* **Task prompt**: Your copy should hold exactly the lines from the one containing "Convert this chart to matplotlib code." to the one containing "from matplotlib.ticker import FuncFormatter", inclusive, with no pictures.

** START OF Data records **

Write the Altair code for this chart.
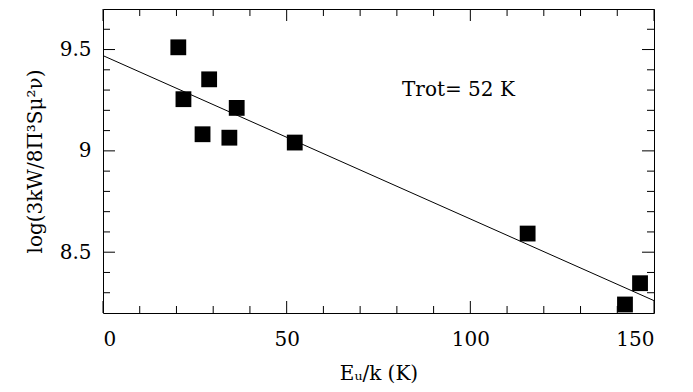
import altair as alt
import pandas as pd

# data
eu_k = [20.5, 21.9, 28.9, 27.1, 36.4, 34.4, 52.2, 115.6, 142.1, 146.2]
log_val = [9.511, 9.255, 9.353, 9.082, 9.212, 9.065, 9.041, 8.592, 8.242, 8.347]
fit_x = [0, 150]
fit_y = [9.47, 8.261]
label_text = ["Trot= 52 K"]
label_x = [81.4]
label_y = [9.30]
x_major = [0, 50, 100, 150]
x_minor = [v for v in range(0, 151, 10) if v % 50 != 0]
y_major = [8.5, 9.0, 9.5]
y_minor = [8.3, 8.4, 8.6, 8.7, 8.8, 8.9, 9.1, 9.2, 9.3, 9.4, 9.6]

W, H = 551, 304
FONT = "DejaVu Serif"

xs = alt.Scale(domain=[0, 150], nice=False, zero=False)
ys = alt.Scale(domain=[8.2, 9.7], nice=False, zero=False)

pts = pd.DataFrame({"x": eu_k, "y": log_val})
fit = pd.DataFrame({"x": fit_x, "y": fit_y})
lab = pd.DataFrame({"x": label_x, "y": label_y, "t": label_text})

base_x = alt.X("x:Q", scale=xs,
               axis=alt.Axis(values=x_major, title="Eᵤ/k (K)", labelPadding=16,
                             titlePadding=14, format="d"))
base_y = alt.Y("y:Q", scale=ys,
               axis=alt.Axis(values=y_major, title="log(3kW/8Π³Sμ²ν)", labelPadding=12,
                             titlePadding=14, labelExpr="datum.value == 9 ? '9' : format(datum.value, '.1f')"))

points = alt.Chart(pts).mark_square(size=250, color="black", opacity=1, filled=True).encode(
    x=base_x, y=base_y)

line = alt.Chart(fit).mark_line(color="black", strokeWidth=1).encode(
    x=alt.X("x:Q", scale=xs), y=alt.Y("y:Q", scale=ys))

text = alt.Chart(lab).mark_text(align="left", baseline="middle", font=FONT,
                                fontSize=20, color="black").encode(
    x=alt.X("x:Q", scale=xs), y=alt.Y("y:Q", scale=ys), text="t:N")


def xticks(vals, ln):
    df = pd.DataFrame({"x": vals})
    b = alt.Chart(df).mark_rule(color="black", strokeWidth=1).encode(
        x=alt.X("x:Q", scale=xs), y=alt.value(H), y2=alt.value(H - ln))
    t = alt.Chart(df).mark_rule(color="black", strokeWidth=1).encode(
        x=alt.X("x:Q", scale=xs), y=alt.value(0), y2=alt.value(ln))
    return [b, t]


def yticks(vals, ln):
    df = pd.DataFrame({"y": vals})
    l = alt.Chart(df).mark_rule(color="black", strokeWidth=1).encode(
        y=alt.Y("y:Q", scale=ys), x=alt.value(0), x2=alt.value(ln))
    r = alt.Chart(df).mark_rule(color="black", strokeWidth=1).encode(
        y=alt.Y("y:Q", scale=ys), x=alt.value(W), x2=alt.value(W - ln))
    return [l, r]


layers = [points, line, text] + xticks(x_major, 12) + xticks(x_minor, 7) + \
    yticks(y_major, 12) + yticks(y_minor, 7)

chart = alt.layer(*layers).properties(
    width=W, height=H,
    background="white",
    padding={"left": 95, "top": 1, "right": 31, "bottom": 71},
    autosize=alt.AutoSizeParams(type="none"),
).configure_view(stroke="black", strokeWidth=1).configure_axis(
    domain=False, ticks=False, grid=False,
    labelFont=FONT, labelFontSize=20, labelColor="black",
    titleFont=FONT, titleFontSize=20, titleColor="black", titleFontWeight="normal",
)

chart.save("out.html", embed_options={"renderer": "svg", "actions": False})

** END OF Data records **
** START OF Data records **

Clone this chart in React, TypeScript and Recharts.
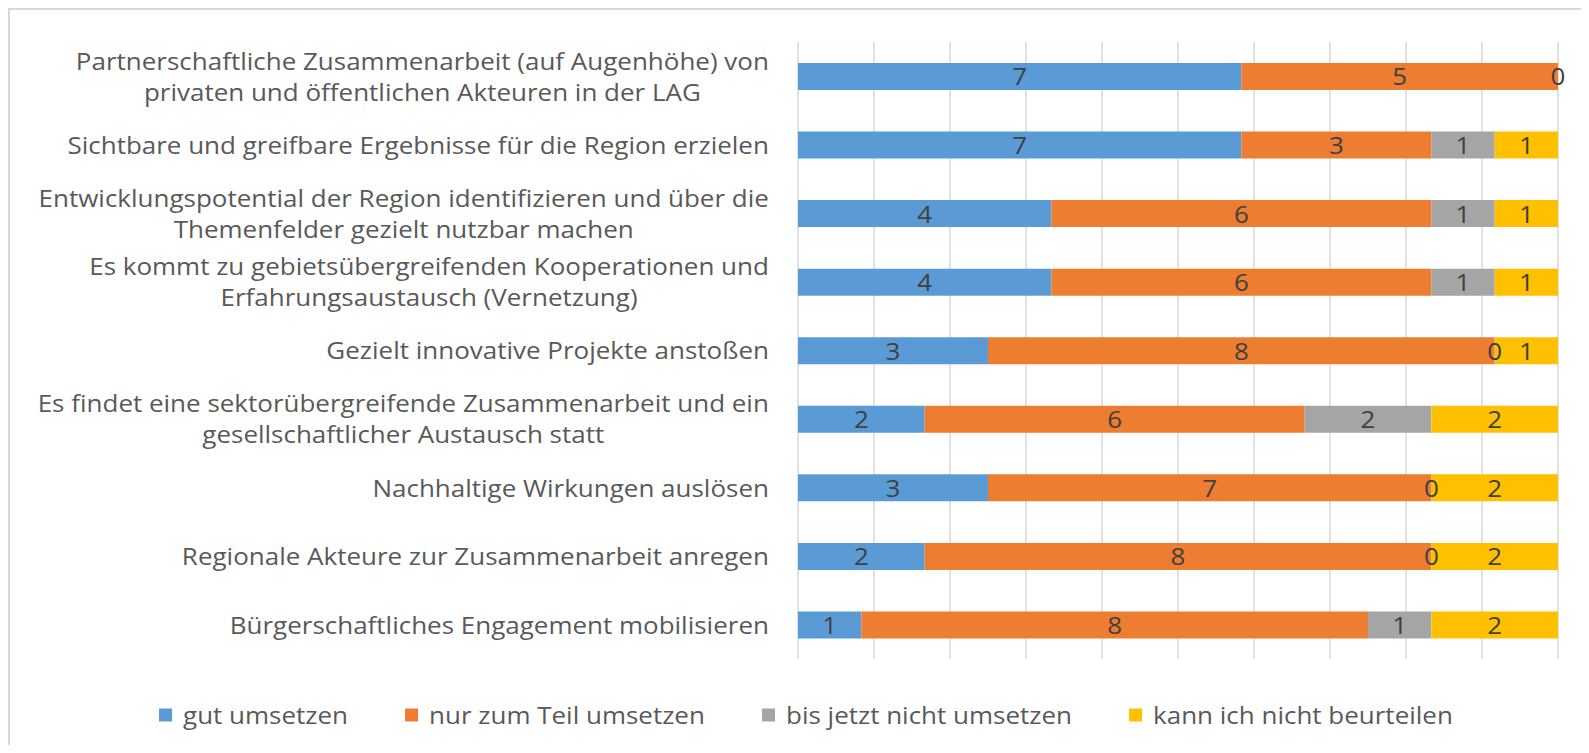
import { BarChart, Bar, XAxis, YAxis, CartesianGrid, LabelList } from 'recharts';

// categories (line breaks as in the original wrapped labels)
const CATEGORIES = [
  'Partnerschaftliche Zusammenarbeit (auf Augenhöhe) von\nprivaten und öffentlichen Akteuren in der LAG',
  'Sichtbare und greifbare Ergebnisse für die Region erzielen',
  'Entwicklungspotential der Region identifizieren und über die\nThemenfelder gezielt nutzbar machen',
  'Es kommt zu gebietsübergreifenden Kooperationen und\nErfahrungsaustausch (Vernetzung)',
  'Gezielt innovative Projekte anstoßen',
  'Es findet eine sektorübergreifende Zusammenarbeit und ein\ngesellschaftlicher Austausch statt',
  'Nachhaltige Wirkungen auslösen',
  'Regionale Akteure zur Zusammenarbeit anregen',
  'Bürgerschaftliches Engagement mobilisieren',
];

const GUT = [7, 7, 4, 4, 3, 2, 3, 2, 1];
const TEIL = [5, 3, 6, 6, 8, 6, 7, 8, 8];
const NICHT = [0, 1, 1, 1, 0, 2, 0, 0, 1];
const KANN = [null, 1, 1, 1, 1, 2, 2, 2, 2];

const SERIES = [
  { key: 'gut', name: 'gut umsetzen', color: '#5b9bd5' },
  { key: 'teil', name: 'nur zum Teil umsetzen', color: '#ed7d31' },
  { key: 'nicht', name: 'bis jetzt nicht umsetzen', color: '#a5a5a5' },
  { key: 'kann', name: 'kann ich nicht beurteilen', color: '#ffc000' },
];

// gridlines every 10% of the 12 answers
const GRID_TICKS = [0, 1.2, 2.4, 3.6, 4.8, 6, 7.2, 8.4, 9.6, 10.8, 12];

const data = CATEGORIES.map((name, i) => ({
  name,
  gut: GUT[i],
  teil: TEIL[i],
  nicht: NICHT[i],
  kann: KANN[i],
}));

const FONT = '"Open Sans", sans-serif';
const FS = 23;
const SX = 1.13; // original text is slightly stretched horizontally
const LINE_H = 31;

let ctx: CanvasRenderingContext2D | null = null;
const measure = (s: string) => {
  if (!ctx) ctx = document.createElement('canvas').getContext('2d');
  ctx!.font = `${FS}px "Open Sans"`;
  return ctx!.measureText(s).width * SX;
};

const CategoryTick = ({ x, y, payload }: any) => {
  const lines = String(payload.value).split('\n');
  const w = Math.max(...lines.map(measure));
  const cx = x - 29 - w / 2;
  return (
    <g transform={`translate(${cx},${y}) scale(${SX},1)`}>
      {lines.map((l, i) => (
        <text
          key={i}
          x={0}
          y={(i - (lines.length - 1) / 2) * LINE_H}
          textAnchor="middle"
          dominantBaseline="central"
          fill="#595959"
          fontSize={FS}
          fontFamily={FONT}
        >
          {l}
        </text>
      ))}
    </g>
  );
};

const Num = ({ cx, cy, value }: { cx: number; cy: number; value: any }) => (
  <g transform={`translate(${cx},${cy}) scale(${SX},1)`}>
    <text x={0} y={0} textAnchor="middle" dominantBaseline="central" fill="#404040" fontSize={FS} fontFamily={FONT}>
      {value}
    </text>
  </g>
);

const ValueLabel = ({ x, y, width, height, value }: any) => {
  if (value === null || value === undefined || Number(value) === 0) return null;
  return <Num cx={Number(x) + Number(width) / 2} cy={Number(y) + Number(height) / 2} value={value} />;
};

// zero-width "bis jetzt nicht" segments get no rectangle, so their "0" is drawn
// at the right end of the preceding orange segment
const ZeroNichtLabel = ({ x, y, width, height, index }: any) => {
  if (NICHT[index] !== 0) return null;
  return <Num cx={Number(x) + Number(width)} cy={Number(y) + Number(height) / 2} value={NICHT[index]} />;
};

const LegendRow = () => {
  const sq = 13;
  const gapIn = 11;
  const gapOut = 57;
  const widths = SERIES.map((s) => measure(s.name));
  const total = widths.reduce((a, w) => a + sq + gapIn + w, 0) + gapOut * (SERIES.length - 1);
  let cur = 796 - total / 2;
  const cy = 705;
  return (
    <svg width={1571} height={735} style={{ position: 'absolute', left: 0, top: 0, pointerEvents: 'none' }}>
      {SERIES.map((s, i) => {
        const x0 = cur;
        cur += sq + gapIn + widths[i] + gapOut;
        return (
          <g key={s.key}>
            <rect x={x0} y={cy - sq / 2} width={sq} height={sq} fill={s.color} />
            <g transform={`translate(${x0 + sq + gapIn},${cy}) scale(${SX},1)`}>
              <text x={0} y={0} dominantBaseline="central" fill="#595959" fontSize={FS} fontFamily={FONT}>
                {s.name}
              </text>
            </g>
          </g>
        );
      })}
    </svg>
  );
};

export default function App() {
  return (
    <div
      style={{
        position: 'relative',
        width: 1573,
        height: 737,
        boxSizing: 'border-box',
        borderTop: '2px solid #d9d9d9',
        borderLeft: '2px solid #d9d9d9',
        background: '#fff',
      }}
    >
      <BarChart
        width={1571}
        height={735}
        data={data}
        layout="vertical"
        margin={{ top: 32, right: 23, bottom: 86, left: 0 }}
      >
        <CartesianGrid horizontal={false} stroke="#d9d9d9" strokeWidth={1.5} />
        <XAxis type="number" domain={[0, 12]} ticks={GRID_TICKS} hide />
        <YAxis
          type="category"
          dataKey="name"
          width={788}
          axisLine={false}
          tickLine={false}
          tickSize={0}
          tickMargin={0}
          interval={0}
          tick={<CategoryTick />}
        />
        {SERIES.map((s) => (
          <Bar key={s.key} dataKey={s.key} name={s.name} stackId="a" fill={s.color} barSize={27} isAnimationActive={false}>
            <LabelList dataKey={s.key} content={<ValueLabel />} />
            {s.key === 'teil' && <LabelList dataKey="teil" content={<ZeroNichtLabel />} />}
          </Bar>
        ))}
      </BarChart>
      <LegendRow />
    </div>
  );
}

** END OF Data records **
** START OF Data records **

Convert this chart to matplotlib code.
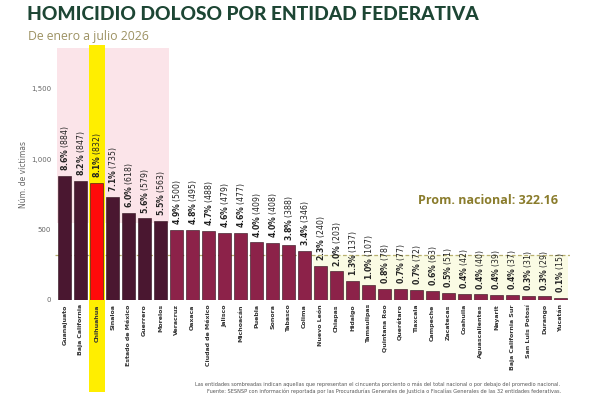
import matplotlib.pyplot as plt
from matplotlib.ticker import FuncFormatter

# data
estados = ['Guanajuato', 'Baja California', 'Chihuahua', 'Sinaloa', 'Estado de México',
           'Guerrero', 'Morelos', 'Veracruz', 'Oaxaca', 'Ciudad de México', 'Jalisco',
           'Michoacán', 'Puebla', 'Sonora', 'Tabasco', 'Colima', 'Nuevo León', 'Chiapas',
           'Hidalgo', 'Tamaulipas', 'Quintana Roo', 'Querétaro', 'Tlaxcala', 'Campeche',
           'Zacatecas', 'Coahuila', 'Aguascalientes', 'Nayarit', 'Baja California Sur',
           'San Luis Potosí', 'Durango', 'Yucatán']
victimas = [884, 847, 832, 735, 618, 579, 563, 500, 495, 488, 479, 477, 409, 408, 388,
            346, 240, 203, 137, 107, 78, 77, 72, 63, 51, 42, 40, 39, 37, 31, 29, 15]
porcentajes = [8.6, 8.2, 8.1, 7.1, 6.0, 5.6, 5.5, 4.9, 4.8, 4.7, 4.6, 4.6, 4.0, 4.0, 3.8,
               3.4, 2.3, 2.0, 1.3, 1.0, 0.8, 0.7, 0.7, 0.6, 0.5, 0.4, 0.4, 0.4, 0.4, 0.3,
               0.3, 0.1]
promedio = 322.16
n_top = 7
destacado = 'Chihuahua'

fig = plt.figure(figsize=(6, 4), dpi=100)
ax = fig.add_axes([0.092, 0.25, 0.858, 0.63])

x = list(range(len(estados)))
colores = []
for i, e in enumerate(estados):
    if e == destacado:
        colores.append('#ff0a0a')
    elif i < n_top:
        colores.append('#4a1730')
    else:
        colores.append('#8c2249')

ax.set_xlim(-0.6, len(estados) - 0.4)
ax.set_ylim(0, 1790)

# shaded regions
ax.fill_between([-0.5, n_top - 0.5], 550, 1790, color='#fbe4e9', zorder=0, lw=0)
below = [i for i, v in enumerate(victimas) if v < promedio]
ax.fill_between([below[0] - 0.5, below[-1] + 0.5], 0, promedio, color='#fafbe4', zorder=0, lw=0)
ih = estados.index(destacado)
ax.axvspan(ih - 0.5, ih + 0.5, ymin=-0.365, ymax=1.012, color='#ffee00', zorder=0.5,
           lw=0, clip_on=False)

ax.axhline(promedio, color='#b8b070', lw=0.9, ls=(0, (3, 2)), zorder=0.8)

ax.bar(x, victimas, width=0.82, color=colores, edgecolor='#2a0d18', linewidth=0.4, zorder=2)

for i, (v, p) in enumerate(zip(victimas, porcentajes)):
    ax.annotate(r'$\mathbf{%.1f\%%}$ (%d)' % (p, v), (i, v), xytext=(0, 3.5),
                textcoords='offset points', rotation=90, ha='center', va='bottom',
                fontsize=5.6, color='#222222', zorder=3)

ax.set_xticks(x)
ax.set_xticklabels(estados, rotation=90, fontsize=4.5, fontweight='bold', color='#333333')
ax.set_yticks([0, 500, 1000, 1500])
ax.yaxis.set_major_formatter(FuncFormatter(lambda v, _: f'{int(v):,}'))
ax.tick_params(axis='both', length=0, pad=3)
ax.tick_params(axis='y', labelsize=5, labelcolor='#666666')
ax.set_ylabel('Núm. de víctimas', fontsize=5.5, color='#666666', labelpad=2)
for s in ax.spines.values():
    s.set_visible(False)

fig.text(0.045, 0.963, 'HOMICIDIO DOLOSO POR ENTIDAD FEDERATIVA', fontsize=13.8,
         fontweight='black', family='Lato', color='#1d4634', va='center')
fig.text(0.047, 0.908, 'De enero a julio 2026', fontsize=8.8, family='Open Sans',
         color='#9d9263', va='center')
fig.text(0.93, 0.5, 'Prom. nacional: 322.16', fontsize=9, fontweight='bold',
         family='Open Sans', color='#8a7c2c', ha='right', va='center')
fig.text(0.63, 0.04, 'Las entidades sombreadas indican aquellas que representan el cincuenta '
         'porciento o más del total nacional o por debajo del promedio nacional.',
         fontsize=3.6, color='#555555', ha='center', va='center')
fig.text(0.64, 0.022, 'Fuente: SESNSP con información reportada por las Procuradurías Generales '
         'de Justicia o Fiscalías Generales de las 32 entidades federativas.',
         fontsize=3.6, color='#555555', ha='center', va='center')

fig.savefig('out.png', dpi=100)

** END OF Data records **

* **Full output**:
Convert this chart to matplotlib code.
import matplotlib.pyplot as plt
from matplotlib.ticker import FuncFormatter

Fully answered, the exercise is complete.